Desde mi punto de vista habría que fusilar a los que dicen «bajo mi punto de vista». Todo el mundo nace con un cupo de veces que puede decir «como si no hubiera un mañana». Pero hay gente que lo dice, en efecto, como si no hubiera un mañana. El primero que aplicó lo de pistoletazo de salida a algo que no fuera el atletismo fue un genio, el que lo sigue diciendo ahora resulta aborrecible. De salida y de entrada. Cada vez que oigo «pistoletazo de salida echo mano a Millán Astray».

Lo siguiente que quiero decir es que menos mal que ya se va pasando la moda de decir «no, lo siguiente». Ya nos advirtió el inolvidable y olvidado Lázaro Carreter, en uno de los artículos de aquella serie «El dardo en la palabra» que las multitudes deben echar mal olor, así que conviene escribir loor de multitudes y no olor de multitudes.

Tan aborrecible son los dogmáticos y guardianes del idioma (si los idiomas no se contaminaran y cambiaran no habría nuevos idiomas y todos hablaríamos en neandertal) como los que lo descuidan a sabiendas.

El periodista Álex Grijelmo («El estilo del periodista», que debería ser libro de texto en Periodismo) acaba de publicar la novela «El cazador de estilemas» (Espasa).
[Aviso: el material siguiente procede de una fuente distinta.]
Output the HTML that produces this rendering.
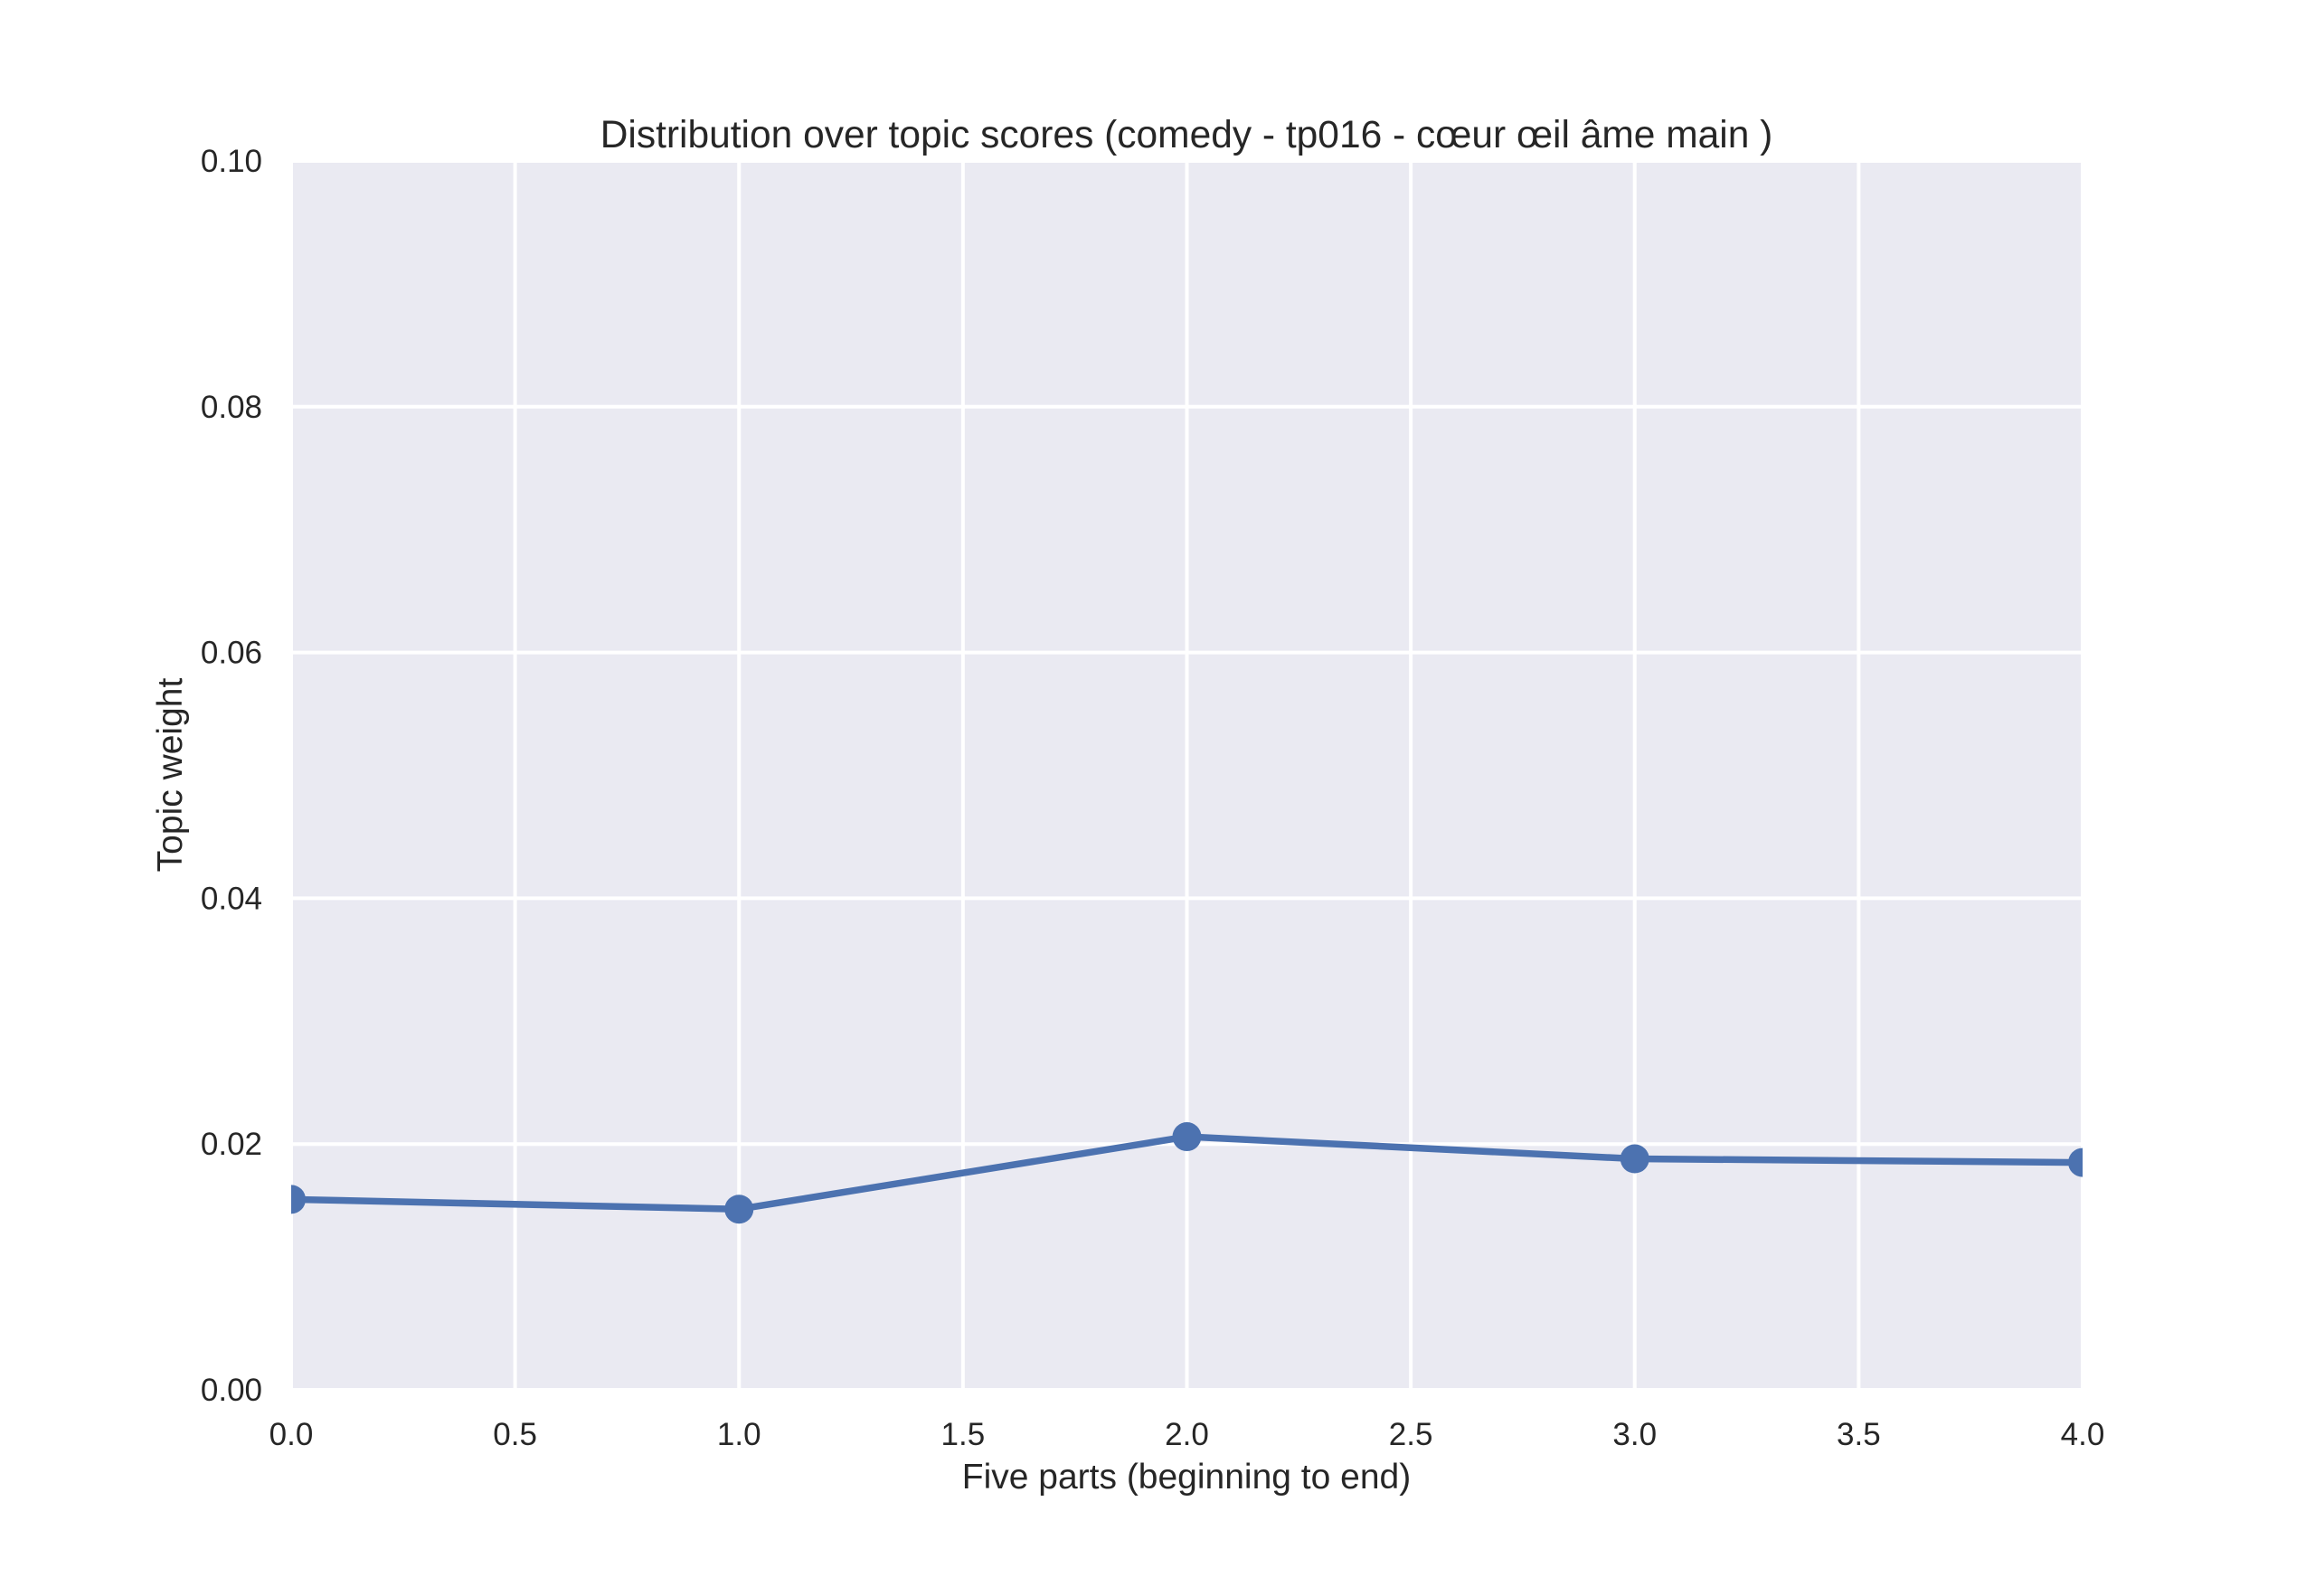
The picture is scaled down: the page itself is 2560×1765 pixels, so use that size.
<!DOCTYPE html>
<html><head><meta charset="utf-8"><style>
html,body{margin:0;padding:0;background:#fff}
svg text{font-family:"Liberation Sans",Arial,sans-serif;fill:#262626}
</style></head><body>
<svg id="chart" width="2560" height="1760" xmlns="http://www.w3.org/2000/svg">
<defs><clipPath id="clip"><rect x="322" y="178" width="1981" height="1359"/></clipPath></defs>
<rect x="322" y="178" width="1981" height="1359" fill="#eaeaf2"/>
<g id="grid"></g>
<g id="series" clip-path="url(#clip)"></g>
<g id="ticks"></g>
<text x="1312" y="163" font-size="42.5" text-anchor="middle">Distribution over topic scores (comedy - tp016 - cœur œil âme main )</text>
<text x="1312" y="1646" font-size="39" text-anchor="middle">Five parts (beginning to end)</text>
<text x="0" y="0" font-size="39" text-anchor="middle" transform="translate(201,857) rotate(-90)">Topic weight</text>
</svg>
<script>
const xValues = [0, 1, 2, 3, 4];
const yValues = [0.0155, 0.0147, 0.0206, 0.0188, 0.0185];
const xTicks = [0, 0.5, 1, 1.5, 2, 2.5, 3, 3.5, 4];
const xTickLabels = ["0.0","0.5","1.0","1.5","2.0","2.5","3.0","3.5","4.0"];
const yTicks = [0, 0.02, 0.04, 0.06, 0.08, 0.10];
const yTickLabels = ["0.00","0.02","0.04","0.06","0.08","0.10"];

const L=322,R=2303,T=178,B=1537, xMin=0,xMax=4,yMin=0,yMax=0.1;
const sx=v=>L+(v-xMin)/(xMax-xMin)*(R-L);
const sy=v=>B-(v-yMin)/(yMax-yMin)*(B-T);
const NS="http://www.w3.org/2000/svg";
function mk(tag,attrs,parent){const e=document.createElementNS(NS,tag);for(const k in attrs)e.setAttribute(k,attrs[k]);parent.appendChild(e);return e;}
const grid=document.getElementById('grid'),ticks=document.getElementById('ticks'),series=document.getElementById('series');
xTicks.forEach((v,i)=>{
  const g=mk('line',{x1:sx(v),x2:sx(v),y1:T,y2:B,stroke:'#fff','stroke-width':4},grid);
  
  
  const t=mk('text',{x:sx(v),y:1598,'font-size':35,'text-anchor':'middle'},ticks);
  t.textContent=xTickLabels[i];
  
  
});
yTicks.forEach((v,i)=>{
  const g=mk('line',{x1:L,x2:R,y1:sy(v),y2:sy(v),stroke:'#fff','stroke-width':4},grid);
  
  
  const t=mk('text',{x:290,y:sy(v)+12,'font-size':35,'text-anchor':'end'},ticks);
  t.textContent=yTickLabels[i];
  
  
});
const pts=xValues.map((x,i)=>sx(x)+','+sy(yValues[i])).join(' ');
const pl=mk('polyline',{points:pts,fill:'none',stroke:'#4c72b0','stroke-width':7.5,'stroke-linejoin':'round'},series);


xValues.forEach((x,i)=>{
  const c=mk('circle',{cx:sx(x),cy:sy(yValues[i]),r:16,fill:'#4c72b0'},series);
  
  
});
</script>
</body></html>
En ella, Eugenio Pulido, filólogo, ayuda al comisario Contreras a resolver casos utilizando, para identificar a los delincuentes, los estilemas, que son variaciones idiomáticas propias de cada persona y que se deben a su origen, historia familiar y trayectoria vital. O sea, cada persona tiene sus clichés y muletillas. Al principio escéptico, muy pronto Contreras se dará cuenta de que el método de Pulido es de una eficacia insospechada. Es decir, por su habla lo conoceréis.

Todos tenemos un amigo amigo de «en fin», muy fan de «por consiguiente» o fiel aliado de «dar luz verde». Las frases hechas son como la ginebra, no es malo una de cuando en cuando pero se corren riesgos si se toma todo el rato, aunque sea para curarte una herida. Las muletillas son necesarias, pero restringibles. La ortografía cambia mucho, hoy lleva hache y ayer no.

La columna se nos va torciendo hacia el país de la digresión. Si te comes un libro muy gordo tardas tres horas en hacer la digresión. Digresión, palabra que a veces escribo mal, creyendo que es disgresión, pero lo que pretendo es alumbrar una columna para recordar algunas cosas curiosas del lenguaje. Pero no para «poner en valor», no, por Dios, por favor, poner en valor debe quedar para políticos que quieren ponerse a sí mismos en valor dando una rueda de prensa, rueda de prensa que desearían que los medios pusieran en valor en sus ediciones impresas y web, en «la internet», que decía el otro día un concejal.

A veces leo solo (qué pena de acento caído, ahora no saben si leo a solas o leo solamente) por ver si encuentro la palabra badulaque y no fue aislado el día en el que perpetré un artículo solo por meter la palabra canonjía, luego ya de haber usado hidropedal, momio, cagalindes y chollo. También herrete, que es el remate, generalmente metálico, que se pone a los cordones para que puedan entrar fácilmente por los ojetes. El ángel de la guarda del escritor es filólogo de profesión. No deberían dejar conducir a quien se pasa con los puntos suspensivos. Ni a quien se pone a escribir puesto de comillas hasta las cejas. Se va el día y no he colado la palabra alondra en un poema. En fin («en fin», muletilla perdonable, como otras que hay en esta columna, si bien, las columnas no deben llevar conclusión explícita). Cuidado con «permanfrost», que se está poniendo de moda. Vale.